→ YOUR GOAL
Repeat every line of the material, character for character.

→ AVAILABLE DATA
# # #
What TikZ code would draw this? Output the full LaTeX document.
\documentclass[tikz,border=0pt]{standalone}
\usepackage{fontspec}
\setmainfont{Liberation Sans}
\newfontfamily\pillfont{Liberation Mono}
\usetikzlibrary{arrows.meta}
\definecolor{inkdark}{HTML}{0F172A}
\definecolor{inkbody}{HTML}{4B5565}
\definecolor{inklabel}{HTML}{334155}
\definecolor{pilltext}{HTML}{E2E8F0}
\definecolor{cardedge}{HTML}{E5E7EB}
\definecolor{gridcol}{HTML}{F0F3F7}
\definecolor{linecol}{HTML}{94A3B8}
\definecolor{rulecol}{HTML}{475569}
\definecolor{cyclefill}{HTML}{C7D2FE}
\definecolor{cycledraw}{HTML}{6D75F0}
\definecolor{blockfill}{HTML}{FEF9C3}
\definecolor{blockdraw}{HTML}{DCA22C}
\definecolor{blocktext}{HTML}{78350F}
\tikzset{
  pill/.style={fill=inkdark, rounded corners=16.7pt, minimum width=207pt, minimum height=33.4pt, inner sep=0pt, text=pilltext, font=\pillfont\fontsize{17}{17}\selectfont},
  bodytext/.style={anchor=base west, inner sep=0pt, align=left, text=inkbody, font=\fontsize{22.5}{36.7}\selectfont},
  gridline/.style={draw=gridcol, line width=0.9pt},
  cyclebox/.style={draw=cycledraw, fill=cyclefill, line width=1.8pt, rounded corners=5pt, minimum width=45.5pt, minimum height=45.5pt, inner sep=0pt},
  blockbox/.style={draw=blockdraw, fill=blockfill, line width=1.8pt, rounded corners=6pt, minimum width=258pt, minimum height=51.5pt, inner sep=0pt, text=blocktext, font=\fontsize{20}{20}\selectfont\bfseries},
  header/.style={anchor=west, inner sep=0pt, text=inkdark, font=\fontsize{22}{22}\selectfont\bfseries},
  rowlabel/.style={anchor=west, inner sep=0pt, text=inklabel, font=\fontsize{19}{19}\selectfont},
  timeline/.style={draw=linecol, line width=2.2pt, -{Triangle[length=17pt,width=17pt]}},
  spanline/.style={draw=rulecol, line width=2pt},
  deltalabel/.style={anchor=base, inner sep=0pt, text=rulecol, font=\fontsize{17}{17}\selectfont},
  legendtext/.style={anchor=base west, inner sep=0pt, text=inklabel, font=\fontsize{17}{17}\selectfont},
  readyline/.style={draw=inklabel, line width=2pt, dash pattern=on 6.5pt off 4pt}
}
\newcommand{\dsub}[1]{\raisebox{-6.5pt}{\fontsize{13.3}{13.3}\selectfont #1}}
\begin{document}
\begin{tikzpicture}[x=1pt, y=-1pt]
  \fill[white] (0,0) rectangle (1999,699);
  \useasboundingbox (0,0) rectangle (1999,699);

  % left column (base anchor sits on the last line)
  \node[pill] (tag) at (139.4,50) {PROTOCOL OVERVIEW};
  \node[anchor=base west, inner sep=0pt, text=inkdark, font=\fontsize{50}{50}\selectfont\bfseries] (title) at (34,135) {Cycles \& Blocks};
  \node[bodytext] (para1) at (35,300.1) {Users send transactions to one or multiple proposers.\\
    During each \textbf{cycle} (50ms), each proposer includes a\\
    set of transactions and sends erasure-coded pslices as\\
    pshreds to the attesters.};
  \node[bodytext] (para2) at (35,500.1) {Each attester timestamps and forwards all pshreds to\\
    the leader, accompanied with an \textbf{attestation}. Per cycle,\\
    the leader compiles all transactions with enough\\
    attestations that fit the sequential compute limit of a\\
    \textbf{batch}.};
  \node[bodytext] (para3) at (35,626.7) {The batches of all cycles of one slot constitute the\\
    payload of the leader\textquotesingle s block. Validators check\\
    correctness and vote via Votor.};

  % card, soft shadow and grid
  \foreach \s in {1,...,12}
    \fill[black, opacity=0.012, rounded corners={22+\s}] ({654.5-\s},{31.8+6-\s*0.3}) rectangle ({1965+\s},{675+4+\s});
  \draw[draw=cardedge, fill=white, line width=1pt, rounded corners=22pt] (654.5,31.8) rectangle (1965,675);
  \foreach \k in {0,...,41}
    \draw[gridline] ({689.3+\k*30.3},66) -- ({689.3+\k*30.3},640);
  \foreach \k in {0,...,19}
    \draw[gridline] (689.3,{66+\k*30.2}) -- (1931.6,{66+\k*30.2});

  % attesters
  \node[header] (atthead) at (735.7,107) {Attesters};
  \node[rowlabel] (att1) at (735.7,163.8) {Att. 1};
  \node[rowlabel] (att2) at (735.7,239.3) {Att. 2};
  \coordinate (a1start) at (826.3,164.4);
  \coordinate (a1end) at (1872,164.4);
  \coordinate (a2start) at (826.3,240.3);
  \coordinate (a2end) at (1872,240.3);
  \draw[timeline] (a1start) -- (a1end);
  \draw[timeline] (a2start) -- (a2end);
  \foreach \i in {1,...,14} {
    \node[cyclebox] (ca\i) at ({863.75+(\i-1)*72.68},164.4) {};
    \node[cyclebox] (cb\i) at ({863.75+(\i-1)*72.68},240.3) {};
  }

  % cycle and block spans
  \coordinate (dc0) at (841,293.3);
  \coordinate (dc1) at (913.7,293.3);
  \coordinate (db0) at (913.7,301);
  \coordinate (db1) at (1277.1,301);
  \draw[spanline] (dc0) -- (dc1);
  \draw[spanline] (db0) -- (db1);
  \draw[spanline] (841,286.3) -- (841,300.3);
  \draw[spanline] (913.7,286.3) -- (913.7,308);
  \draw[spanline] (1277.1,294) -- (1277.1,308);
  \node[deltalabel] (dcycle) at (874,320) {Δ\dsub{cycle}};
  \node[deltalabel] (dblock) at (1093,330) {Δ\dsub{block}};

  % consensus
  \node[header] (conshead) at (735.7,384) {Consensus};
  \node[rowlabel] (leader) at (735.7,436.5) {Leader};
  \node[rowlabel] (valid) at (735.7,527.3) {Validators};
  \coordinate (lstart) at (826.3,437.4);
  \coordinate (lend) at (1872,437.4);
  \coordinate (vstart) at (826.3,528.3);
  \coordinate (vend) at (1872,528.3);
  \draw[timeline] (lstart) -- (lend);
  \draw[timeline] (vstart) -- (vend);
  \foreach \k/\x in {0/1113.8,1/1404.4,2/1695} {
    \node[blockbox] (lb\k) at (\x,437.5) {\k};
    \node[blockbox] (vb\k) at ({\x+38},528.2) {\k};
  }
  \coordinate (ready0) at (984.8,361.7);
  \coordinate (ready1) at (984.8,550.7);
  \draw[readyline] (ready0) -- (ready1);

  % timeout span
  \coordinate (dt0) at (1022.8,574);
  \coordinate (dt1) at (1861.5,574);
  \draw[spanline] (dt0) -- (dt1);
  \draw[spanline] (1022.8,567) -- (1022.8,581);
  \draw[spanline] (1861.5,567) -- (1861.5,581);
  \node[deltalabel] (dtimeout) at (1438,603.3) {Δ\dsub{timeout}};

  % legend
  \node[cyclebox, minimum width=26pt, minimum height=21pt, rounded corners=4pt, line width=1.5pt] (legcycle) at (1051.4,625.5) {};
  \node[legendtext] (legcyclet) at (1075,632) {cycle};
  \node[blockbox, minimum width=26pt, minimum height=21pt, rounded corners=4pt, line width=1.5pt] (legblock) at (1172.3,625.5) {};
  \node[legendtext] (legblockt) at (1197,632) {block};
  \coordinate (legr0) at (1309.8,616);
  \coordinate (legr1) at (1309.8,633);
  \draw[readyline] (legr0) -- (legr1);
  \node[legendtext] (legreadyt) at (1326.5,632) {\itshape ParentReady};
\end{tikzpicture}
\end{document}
# # #
→ THE COMPLETED TASK
What TikZ code would draw this? Output the full LaTeX document.
\documentclass[tikz,border=0pt]{standalone}
\usepackage{fontspec}
\setmainfont{Liberation Sans}
\newfontfamily\pillfont{Liberation Mono}
\usetikzlibrary{arrows.meta}
\definecolor{inkdark}{HTML}{0F172A}
\definecolor{inkbody}{HTML}{4B5565}
\definecolor{inklabel}{HTML}{334155}
\definecolor{pilltext}{HTML}{E2E8F0}
\definecolor{cardedge}{HTML}{E5E7EB}
\definecolor{gridcol}{HTML}{F0F3F7}
\definecolor{linecol}{HTML}{94A3B8}
\definecolor{rulecol}{HTML}{475569}
\definecolor{cyclefill}{HTML}{C7D2FE}
\definecolor{cycledraw}{HTML}{6D75F0}
\definecolor{blockfill}{HTML}{FEF9C3}
\definecolor{blockdraw}{HTML}{DCA22C}
\definecolor{blocktext}{HTML}{78350F}
\tikzset{
  pill/.style={fill=inkdark, rounded corners=16.7pt, minimum width=207pt, minimum height=33.4pt, inner sep=0pt, text=pilltext, font=\pillfont\fontsize{17}{17}\selectfont},
  bodytext/.style={anchor=base west, inner sep=0pt, align=left, text=inkbody, font=\fontsize{22.5}{36.7}\selectfont},
  gridline/.style={draw=gridcol, line width=0.9pt},
  cyclebox/.style={draw=cycledraw, fill=cyclefill, line width=1.8pt, rounded corners=5pt, minimum width=45.5pt, minimum height=45.5pt, inner sep=0pt},
  blockbox/.style={draw=blockdraw, fill=blockfill, line width=1.8pt, rounded corners=6pt, minimum width=258pt, minimum height=51.5pt, inner sep=0pt, text=blocktext, font=\fontsize{20}{20}\selectfont\bfseries},
  header/.style={anchor=west, inner sep=0pt, text=inkdark, font=\fontsize{22}{22}\selectfont\bfseries},
  rowlabel/.style={anchor=west, inner sep=0pt, text=inklabel, font=\fontsize{19}{19}\selectfont},
  timeline/.style={draw=linecol, line width=2.2pt, -{Triangle[length=17pt,width=17pt]}},
  spanline/.style={draw=rulecol, line width=2pt},
  deltalabel/.style={anchor=base, inner sep=0pt, text=rulecol, font=\fontsize{17}{17}\selectfont},
  legendtext/.style={anchor=base west, inner sep=0pt, text=inklabel, font=\fontsize{17}{17}\selectfont},
  readyline/.style={draw=inklabel, line width=2pt, dash pattern=on 6.5pt off 4pt}
}
\newcommand{\dsub}[1]{\raisebox{-6.5pt}{\fontsize{13.3}{13.3}\selectfont #1}}
\begin{document}
\begin{tikzpicture}[x=1pt, y=-1pt]
  \fill[white] (0,0) rectangle (1999,699);
  \useasboundingbox (0,0) rectangle (1999,699);

  % left column (base anchor sits on the last line)
  \node[pill] (tag) at (139.4,50) {PROTOCOL OVERVIEW};
  \node[anchor=base west, inner sep=0pt, text=inkdark, font=\fontsize{50}{50}\selectfont\bfseries] (title) at (34,135) {Cycles \& Blocks};
  \node[bodytext] (para1) at (35,300.1) {Users send transactions to one or multiple proposers.\\
    During each \textbf{cycle} (50ms), each proposer includes a\\
    set of transactions and sends erasure-coded pslices as\\
    pshreds to the attesters.};
  \node[bodytext] (para2) at (35,500.1) {Each attester timestamps and forwards all pshreds to\\
    the leader, accompanied with an \textbf{attestation}. Per cycle,\\
    the leader compiles all transactions with enough\\
    attestations that fit the sequential compute limit of a\\
    \textbf{batch}.};
  \node[bodytext] (para3) at (35,626.7) {The batches of all cycles of one slot constitute the\\
    payload of the leader\textquotesingle s block. Validators check\\
    correctness and vote via Votor.};

  % card, soft shadow and grid
  \foreach \s in {1,...,12}
    \fill[black, opacity=0.012, rounded corners={22+\s}] ({654.5-\s},{31.8+6-\s*0.3}) rectangle ({1965+\s},{675+4+\s});
  \draw[draw=cardedge, fill=white, line width=1pt, rounded corners=22pt] (654.5,31.8) rectangle (1965,675);
  \foreach \k in {0,...,41}
    \draw[gridline] ({689.3+\k*30.3},66) -- ({689.3+\k*30.3},640);
  \foreach \k in {0,...,19}
    \draw[gridline] (689.3,{66+\k*30.2}) -- (1931.6,{66+\k*30.2});

  % attesters
  \node[header] (atthead) at (735.7,107) {Attesters};
  \node[rowlabel] (att1) at (735.7,163.8) {Att. 1};
  \node[rowlabel] (att2) at (735.7,239.3) {Att. 2};
  \coordinate (a1start) at (826.3,164.4);
  \coordinate (a1end) at (1872,164.4);
  \coordinate (a2start) at (826.3,240.3);
  \coordinate (a2end) at (1872,240.3);
  \draw[timeline] (a1start) -- (a1end);
  \draw[timeline] (a2start) -- (a2end);
  \foreach \i in {1,...,14} {
    \node[cyclebox] (ca\i) at ({863.75+(\i-1)*72.68},164.4) {};
    \node[cyclebox] (cb\i) at ({863.75+(\i-1)*72.68},240.3) {};
  }

  % cycle and block spans
  \coordinate (dc0) at (841,293.3);
  \coordinate (dc1) at (913.7,293.3);
  \coordinate (db0) at (913.7,301);
  \coordinate (db1) at (1277.1,301);
  \draw[spanline] (dc0) -- (dc1);
  \draw[spanline] (db0) -- (db1);
  \draw[spanline] (841,286.3) -- (841,300.3);
  \draw[spanline] (913.7,286.3) -- (913.7,308);
  \draw[spanline] (1277.1,294) -- (1277.1,308);
  \node[deltalabel] (dcycle) at (874,320) {Δ\dsub{cycle}};
  \node[deltalabel] (dblock) at (1093,330) {Δ\dsub{block}};

  % consensus
  \node[header] (conshead) at (735.7,384) {Consensus};
  \node[rowlabel] (leader) at (735.7,436.5) {Leader};
  \node[rowlabel] (valid) at (735.7,527.3) {Validators};
  \coordinate (lstart) at (826.3,437.4);
  \coordinate (lend) at (1872,437.4);
  \coordinate (vstart) at (826.3,528.3);
  \coordinate (vend) at (1872,528.3);
  \draw[timeline] (lstart) -- (lend);
  \draw[timeline] (vstart) -- (vend);
  \foreach \k/\x in {0/1113.8,1/1404.4,2/1695} {
    \node[blockbox] (lb\k) at (\x,437.5) {\k};
    \node[blockbox] (vb\k) at ({\x+38},528.2) {\k};
  }
  \coordinate (ready0) at (984.8,361.7);
  \coordinate (ready1) at (984.8,550.7);
  \draw[readyline] (ready0) -- (ready1);

  % timeout span
  \coordinate (dt0) at (1022.8,574);
  \coordinate (dt1) at (1861.5,574);
  \draw[spanline] (dt0) -- (dt1);
  \draw[spanline] (1022.8,567) -- (1022.8,581);
  \draw[spanline] (1861.5,567) -- (1861.5,581);
  \node[deltalabel] (dtimeout) at (1438,603.3) {Δ\dsub{timeout}};

  % legend
  \node[cyclebox, minimum width=26pt, minimum height=21pt, rounded corners=4pt, line width=1.5pt] (legcycle) at (1051.4,625.5) {};
  \node[legendtext] (legcyclet) at (1075,632) {cycle};
  \node[blockbox, minimum width=26pt, minimum height=21pt, rounded corners=4pt, line width=1.5pt] (legblock) at (1172.3,625.5) {};
  \node[legendtext] (legblockt) at (1197,632) {block};
  \coordinate (legr0) at (1309.8,616);
  \coordinate (legr1) at (1309.8,633);
  \draw[readyline] (legr0) -- (legr1);
  \node[legendtext] (legreadyt) at (1326.5,632) {\itshape ParentReady};
\end{tikzpicture}
\end{document}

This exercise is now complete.